German Supreme Court orders Facebook to allow pseudonyms

Facebook must allow the use of pseudonyms on its platform Germany’s Federal Court of Justice ruled on Thursday (27 January). Until now, Facebook users were required to use their real names.

The German court has thus rendered the terms of use of January 2015 and April 2018 invalid in Germany, ruling that while users must inform the platform of their civil name, they are allowed to use pseudonyms publicly.

“The invalidity of the provision on the requirement to use a clear name means that the provision ceases to apply without replacement. As a result, the plaintiff has a claim against the defendant to use the network under a pseudonym,” the court found.

The ruling was based on a lawsuit filed in 2018 by two users who used a pseudonym instead of their real name for their Facebook account.

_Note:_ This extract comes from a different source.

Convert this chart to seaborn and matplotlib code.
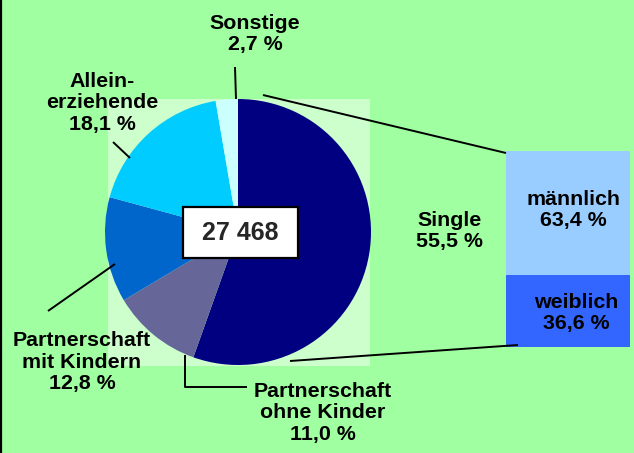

Facebook then called on the two users to confirm their names, but as one did not respond, the corresponding Facebook profile was deleted. The affected parties then took legal action.

Germany’s Supreme Court has now ruled that Facebook’s actions violated EU data protection rules, as well as the German Telemedia Act.

This is because the Telemedia Act clearly states that providers must also allow the use of their services “anonymously or under a pseudonym”, as far as this is possible.

GDPR not applicable

The ruling only has precedential value for pre-2018 cases since the judges’ reasoning was based on the period before the EU’s General Data Protection Regulation (GDPR) which does not explicitly have provisions regarding anonymity, while its predecessor did.

“Therefore, the immediate scope of our decision is limited to old cases,” emphasised the presiding judge, Ulrich Herrmann.

However, it remains unclear how a similar case would play out if the GDPR were to apply.

“It cannot be ruled out that the inclusion of the GDPR rules could lead to a different legal assessment in the future,” lawyer Stefan Hessel of Reuschlaw Consultancy told EURACTIV.

By contrast, anonymisation is not mandatory under the GDPR. Instead, a risk assessment must be carried out to determine whether anonymisation is necessary to protect personal data.

“In the GDPR, a higher degree of flexibility was aimed for, so a more generalist approach was chosen instead of applying concrete measures,” explained Hessel.

Therefore, the court in Karlsruhe did not comment on the GDPR, which was deemed not to be relevant to the decision in this case. In addition, the Supreme Court did not want to anticipate a possible contrary decision of the EU Court of Justice, Hessel added.

Critics and advocates

The Supreme Court’s decision is very much in line with popular opinion, as 64% of EU citizens support the right to use digital services anonymously, a representative survey by the opinion research institute YouGov has found.

At the EU level, the right of anonymity is currently also being discussed within the framework of its flagship Digital Services Act (DSA). The European Parliament also calls for anonymity rules to be anchored in the upcoming legislation – albeit in the slightly different context of anonymous payments.

“Only anonymity effectively protects us from hacking, threats, bullying, stalking and discrimination online,” said Greens/EFA MEP Patrick Breyer, referring to the Federal Court’s decision.

However, the ruling does not go far enough, according to Breyer.

“The mere fact that social networks are no longer allowed to publish the real name does not effectively protect against abuse,” he stressed.

Besides, not everyone is unanimous on the question of online anonymity.

Last July, for example, several non-white English football players were confronted with a flood of racist insults that came mainly from anonymous social media accounts.

In response, 700,000 users signed a petition demanding that “ID requirements” be set up for opening a social media account.